How to Make Flubber
28/09/2019
Nihaal Faizal
Thkio Ppalies
Poster designed by Nikos Stephou
ENG:
Drawing from how-to-make-Flubber videos available online, this lecture-workshop makeathon explored the history of Flubber, a semi-fictional substance popularized by a series of Disney films between 1961 and 1997, unpacking it as an ideological object.
Initially appearing within a short story from 1942, Flubber is a substance that shares an intimate relationship with the various timelines and contexts in which it emerges. Shifting across a variety of roles – from that of an artificial rubber, a substance of military utility, a children’s toy, a super-fuel, a substance to control the weather, and a sentient, intelligent being – Flubber’s conceptual transformations echo the aspirations and desires of its fictional, as well as commercial, producers.
In response to Flubber’s slimy materiality and Disney’s packaging of it as a friendly and harmless substance, Flubber is today most popularly known as an object of play. As the how-to-videos emphasise, this play is no longer in just the handling of the material, but is also embedded in the processes of making this substance – in playing the role of the inventor. Using common household ingredients, the participants in this workshop produced batches of Flubber, while exploring its various historical roles, desires, and functions.

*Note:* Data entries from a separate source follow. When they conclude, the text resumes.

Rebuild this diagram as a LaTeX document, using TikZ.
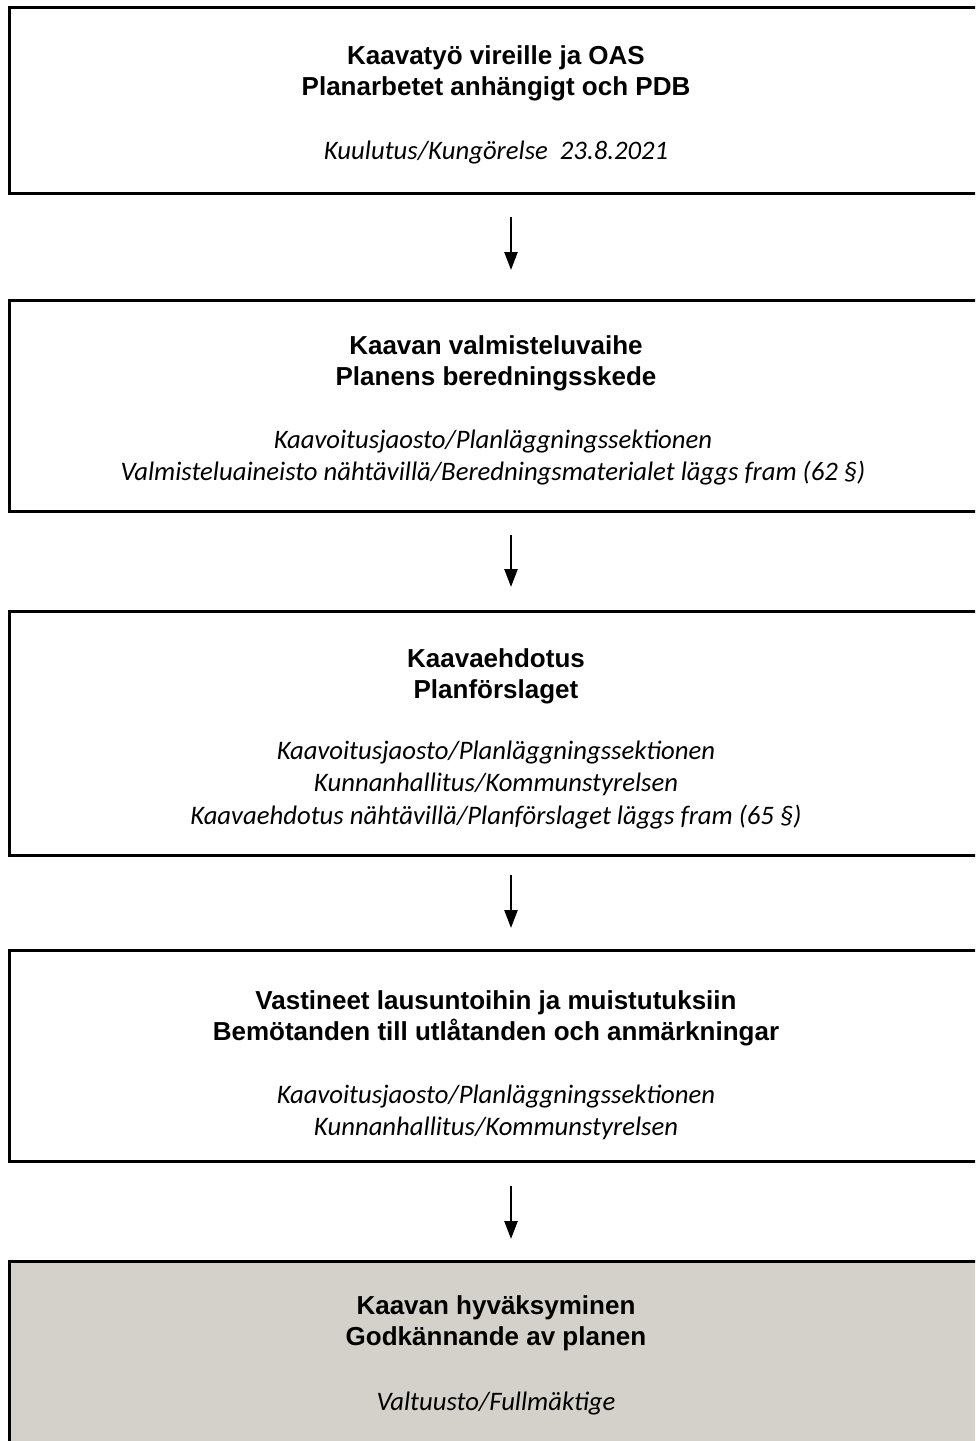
\documentclass[tikz,border=0pt]{standalone}
\usepackage{fontspec}
\setmainfont{Liberation Sans}
\newfontfamily\notefont{Carlito}
\usetikzlibrary{positioning, calc, arrows.meta}

\definecolor{approvalgrey}{RGB}{212,209,202}

\tikzset{
    stage/.style={draw, line width=3pt, minimum width=969.5pt, inner sep=0pt},
    head/.style={align=center, font=\fontsize{26}{31}\selectfont\bfseries},
    note/.style={align=center, font=\fontsize{26.7}{32.5}\selectfont\notefont\itshape},
    flow/.style={-{Triangle[width=13pt,length=18pt]}, line width=2.5pt},
}

\begin{document}
\begin{tikzpicture}[x=1pt, y=-1pt]
    \clip (0,0) rectangle (975,1441);

    % the five stages of the plan
    \node[stage, minimum height=185.5pt] (oas) at (494.25,100.25) {};
    \node[stage, minimum height=211pt] (valm) at (494.25,406) {};
    \node[stage, minimum height=244pt] (ehd) at (494.25,733) {};
    \node[stage, minimum height=211.5pt] (vast) at (494.25,1055.75) {};
    \node[stage, fill=approvalgrey, minimum height=200pt] (hyv) at (494.25,1361) {};

    \node[head] (oas-head) at (496,73) {Kaavatyö vireille ja OAS\\Planarbetet anhängigt och PDB};
    \node[note] (oas-note) at (496,152.5) {Kuulutus/Kungörelse~ 23.8.2021};

    \node[head] (valm-head) at (496,363) {Kaavan valmisteluvaihe\\Planens beredningsskede};
    \node[note] (valm-note) at (493,457.5) {Kaavoitusjaosto/Planläggningssektionen\\
        Valmisteluaineisto nähtävillä/Beredningsmaterialet läggs fram (62 §)};

    \node[head] (ehd-head) at (496,676) {Kaavaehdotus\\Planförslaget};
    \node[note] (ehd-note) at (496,785) {Kaavoitusjaosto/Planläggningssektionen\\
        Kunnanhallitus/Kommunstyrelsen\\
        Kaavaehdotus nähtävillä/Planförslaget läggs fram (65 §)};

    \node[head] (vast-head) at (496,1018) {Vastineet lausuntoihin ja muistutuksiin\\Bemötanden till utlåtanden och anmärkningar};
    \node[note] (vast-note) at (496,1112.5) {Kaavoitusjaosto/Planläggningssektionen\\
        Kunnanhallitus/Kommunstyrelsen};

    \node[head] (hyv-head) at (496,1323.5) {Kaavan hyväksyminen\\Godkännande av planen};
    \node[note] (hyv-note) at (496,1403.5) {Valtuusto/Fullmäktige};

    % arrows between the stages
    \draw[flow, shorten <=22.5pt, shorten >=29pt] ([xshift=16.75pt]oas.south) -- ([xshift=16.75pt]valm.north);
    \draw[flow, shorten <=22pt, shorten >=22.5pt] ([xshift=16.75pt]valm.south) -- ([xshift=16.75pt]ehd.north);
    \draw[flow, shorten <=18.5pt, shorten >=20.5pt] ([xshift=16.75pt]ehd.south) -- ([xshift=16.75pt]vast.north);
    \draw[flow, shorten <=23pt, shorten >=20.5pt] ([xshift=16.75pt]vast.south) -- ([xshift=16.75pt]hyv.north);
\end{tikzpicture}
\end{document}
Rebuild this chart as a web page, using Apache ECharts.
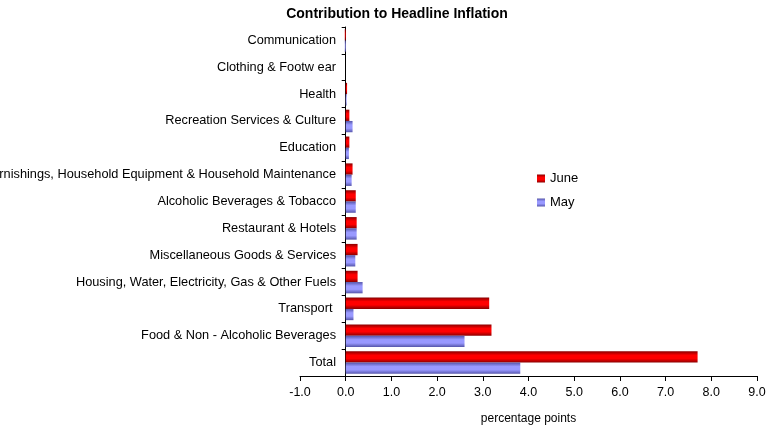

Nihaal Faizal (nihaalfaizal.com) is an artist whose work responds to already existing documents from a variety of technological sources. In the past, these have included stock videos, desktop backgrounds, forged antiques, family photographs, popular films, and online videos, amongst others. In responding to these documents, his work addresses questions around authorship,technology, cultural memory, and materiality. He recently attended the Home Workspace Programme at Ashkal Alwan (Beirut, Lebanon) and founded Reliable Copy – a publishing house for works, projects, and writing by artists (Bangalore, India).